→ **SET EXERCISE**
Print the first line of the material below and each line after it, exactly as written, ending with the line that contains "const sampleIds = d3.range(1, 37);".

→ **INFORMATION PROVIDED**
^^^^^^^^^^^^^^^^
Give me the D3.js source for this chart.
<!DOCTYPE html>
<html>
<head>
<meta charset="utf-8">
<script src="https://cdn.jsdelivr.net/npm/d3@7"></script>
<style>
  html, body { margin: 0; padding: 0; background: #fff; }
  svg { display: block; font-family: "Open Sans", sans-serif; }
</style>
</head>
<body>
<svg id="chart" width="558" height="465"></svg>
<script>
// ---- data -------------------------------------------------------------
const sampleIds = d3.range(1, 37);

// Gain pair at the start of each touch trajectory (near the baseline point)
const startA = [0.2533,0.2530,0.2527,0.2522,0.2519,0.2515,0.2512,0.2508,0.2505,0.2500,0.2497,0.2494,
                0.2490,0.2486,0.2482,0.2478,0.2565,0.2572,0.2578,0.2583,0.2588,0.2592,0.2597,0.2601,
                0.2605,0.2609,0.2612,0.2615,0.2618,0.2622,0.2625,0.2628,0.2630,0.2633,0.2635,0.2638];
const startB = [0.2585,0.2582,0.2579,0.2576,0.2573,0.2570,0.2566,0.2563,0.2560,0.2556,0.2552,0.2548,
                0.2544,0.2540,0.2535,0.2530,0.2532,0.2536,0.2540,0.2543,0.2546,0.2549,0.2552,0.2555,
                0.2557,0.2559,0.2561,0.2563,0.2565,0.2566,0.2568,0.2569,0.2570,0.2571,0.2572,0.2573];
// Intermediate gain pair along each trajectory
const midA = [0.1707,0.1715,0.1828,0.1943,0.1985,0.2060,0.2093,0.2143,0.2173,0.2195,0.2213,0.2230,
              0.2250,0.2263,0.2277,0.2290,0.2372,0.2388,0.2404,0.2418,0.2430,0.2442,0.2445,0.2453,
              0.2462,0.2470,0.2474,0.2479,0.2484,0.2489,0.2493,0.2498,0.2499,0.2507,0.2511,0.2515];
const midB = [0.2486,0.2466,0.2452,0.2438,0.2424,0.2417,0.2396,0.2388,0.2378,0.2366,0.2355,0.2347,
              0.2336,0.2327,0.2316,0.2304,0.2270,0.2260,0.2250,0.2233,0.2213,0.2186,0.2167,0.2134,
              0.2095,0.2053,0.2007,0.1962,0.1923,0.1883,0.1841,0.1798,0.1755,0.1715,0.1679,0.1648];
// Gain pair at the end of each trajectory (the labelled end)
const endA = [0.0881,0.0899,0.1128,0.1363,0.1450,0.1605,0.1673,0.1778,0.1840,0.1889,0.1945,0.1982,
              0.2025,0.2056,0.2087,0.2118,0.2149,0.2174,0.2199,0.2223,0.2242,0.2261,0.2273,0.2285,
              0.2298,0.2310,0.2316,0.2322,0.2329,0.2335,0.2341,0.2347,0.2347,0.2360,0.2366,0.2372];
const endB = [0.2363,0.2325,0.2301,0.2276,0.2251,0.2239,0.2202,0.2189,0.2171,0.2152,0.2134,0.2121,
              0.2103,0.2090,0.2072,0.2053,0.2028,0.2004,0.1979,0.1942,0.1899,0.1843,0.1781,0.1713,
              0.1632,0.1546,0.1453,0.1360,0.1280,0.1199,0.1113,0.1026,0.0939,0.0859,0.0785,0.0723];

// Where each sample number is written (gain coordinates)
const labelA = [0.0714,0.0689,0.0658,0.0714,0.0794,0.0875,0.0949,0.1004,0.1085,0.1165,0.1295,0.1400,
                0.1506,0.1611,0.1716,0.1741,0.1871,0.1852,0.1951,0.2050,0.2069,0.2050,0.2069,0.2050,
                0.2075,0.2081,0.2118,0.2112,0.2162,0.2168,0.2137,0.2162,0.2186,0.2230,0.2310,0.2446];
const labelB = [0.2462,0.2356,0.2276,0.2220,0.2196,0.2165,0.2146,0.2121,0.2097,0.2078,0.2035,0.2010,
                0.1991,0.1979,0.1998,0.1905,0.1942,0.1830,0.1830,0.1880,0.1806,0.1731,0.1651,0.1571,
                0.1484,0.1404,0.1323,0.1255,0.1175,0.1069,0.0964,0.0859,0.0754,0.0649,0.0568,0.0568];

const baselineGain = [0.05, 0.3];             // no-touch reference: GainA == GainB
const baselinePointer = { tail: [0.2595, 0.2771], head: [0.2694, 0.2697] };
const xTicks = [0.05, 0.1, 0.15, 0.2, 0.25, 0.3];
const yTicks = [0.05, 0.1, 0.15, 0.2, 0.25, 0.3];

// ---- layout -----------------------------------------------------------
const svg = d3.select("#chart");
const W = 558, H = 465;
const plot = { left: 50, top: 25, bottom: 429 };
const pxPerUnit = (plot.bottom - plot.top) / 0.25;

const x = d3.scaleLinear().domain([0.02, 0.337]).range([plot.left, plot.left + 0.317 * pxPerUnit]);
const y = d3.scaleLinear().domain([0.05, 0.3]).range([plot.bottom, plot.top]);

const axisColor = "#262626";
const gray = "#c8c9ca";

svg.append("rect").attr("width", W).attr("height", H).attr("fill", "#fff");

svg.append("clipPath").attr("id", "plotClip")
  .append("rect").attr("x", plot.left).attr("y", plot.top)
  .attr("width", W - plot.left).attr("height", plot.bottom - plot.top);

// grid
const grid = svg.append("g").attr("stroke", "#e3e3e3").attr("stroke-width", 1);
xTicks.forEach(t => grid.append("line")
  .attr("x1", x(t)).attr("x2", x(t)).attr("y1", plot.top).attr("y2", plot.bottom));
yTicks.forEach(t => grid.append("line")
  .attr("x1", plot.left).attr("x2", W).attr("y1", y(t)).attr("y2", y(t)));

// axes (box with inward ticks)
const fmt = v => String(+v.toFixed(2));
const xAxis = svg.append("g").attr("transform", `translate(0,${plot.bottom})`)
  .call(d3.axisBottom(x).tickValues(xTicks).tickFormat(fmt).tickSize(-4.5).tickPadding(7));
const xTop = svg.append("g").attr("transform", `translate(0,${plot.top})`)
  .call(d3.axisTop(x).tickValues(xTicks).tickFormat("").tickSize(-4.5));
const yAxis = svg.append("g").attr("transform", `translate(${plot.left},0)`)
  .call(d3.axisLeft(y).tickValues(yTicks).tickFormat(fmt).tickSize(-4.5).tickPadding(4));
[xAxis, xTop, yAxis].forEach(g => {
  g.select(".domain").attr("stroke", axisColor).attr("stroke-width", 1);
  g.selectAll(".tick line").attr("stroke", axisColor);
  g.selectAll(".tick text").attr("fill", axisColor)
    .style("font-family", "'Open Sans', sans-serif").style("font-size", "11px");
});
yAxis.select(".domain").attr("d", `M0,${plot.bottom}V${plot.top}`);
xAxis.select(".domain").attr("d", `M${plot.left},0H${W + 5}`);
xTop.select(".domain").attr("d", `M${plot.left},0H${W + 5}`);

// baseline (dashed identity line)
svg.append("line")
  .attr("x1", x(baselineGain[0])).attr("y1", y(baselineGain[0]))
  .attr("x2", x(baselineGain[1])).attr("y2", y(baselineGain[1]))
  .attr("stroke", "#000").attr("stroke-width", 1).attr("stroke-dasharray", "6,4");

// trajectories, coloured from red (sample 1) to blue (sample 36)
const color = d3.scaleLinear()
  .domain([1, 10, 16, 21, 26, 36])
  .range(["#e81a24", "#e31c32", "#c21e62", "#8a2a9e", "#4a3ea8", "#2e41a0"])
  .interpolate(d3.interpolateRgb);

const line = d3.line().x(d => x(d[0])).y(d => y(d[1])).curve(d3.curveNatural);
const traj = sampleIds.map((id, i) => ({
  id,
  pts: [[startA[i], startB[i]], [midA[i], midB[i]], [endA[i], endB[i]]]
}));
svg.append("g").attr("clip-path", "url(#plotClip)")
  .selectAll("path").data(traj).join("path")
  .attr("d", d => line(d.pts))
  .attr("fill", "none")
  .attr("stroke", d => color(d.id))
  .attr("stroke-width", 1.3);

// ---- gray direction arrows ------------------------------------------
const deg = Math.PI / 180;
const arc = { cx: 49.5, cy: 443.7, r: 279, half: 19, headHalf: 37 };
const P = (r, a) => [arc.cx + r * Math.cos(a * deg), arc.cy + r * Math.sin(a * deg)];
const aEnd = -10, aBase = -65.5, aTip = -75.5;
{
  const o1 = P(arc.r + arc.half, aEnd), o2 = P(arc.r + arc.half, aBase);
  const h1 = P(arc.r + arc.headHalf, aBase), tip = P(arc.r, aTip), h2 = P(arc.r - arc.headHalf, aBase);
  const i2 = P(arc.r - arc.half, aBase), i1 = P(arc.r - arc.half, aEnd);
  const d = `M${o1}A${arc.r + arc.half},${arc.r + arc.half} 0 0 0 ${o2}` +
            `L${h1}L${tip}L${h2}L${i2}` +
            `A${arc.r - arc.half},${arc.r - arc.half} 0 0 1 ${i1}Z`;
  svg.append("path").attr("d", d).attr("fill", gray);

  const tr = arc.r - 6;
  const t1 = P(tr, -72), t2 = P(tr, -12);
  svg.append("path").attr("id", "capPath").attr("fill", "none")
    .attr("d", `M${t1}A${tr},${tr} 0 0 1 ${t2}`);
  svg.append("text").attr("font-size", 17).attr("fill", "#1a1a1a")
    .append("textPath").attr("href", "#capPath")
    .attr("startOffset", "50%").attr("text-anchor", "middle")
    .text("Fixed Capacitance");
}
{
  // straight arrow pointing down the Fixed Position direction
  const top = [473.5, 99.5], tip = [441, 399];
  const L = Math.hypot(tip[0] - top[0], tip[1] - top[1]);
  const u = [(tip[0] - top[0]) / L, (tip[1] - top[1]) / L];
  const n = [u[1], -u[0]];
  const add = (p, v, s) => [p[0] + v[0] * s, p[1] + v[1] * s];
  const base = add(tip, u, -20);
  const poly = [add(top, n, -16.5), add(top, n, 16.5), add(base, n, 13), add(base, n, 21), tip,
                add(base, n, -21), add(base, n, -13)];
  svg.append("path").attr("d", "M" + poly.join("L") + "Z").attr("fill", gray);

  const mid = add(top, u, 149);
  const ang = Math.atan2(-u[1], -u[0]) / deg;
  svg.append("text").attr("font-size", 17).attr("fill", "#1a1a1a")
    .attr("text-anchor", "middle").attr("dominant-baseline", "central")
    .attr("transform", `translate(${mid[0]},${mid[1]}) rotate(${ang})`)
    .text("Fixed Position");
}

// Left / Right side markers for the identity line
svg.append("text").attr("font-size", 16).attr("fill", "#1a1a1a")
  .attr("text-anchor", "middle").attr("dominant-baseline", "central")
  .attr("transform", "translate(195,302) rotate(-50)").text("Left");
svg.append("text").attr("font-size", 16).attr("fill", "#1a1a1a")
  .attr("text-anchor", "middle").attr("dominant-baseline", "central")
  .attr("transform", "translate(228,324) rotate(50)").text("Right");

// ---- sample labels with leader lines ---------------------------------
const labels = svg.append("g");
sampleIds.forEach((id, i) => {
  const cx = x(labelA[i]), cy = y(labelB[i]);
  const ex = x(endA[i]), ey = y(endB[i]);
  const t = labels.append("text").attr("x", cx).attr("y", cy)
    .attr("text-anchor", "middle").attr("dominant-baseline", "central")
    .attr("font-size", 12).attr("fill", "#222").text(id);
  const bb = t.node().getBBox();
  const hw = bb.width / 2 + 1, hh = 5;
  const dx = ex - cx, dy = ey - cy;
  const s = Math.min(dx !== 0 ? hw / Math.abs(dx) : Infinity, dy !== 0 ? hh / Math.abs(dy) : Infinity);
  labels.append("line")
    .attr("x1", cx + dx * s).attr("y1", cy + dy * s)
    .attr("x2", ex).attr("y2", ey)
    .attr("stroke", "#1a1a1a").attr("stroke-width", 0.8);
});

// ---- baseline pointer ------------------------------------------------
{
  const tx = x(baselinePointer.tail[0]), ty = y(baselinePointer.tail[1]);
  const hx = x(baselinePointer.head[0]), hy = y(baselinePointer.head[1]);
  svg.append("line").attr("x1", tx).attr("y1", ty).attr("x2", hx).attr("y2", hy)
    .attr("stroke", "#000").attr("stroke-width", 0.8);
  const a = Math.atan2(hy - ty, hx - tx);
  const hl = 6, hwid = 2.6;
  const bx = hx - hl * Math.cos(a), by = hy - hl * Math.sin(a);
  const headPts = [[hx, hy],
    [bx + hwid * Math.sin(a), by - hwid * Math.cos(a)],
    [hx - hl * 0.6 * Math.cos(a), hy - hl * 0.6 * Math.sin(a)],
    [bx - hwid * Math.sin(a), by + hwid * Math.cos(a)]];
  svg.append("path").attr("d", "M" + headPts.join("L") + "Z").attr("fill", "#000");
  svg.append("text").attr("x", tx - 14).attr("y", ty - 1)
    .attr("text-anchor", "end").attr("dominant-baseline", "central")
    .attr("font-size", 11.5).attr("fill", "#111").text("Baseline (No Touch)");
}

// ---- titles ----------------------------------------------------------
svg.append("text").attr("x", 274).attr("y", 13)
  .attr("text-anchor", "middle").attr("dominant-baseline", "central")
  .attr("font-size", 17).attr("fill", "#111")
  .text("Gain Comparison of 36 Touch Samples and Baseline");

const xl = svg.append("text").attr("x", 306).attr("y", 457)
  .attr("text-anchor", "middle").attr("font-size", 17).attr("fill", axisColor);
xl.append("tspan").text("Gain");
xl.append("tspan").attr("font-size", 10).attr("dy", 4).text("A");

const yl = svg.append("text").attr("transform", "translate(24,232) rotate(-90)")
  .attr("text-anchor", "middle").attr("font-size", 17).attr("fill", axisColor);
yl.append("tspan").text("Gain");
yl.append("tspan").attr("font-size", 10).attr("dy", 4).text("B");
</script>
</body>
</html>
^^^^^^^^^^^^^^^^
→ **IN RESPONSE**
Give me the D3.js source for this chart.
<!DOCTYPE html>
<html>
<head>
<meta charset="utf-8">
<script src="https://cdn.jsdelivr.net/npm/d3@7"></script>
<style>
  html, body { margin: 0; padding: 0; background: #fff; }
  svg { display: block; font-family: "Open Sans", sans-serif; }
</style>
</head>
<body>
<svg id="chart" width="558" height="465"></svg>
<script>
// ---- data -------------------------------------------------------------
const sampleIds = d3.range(1, 37);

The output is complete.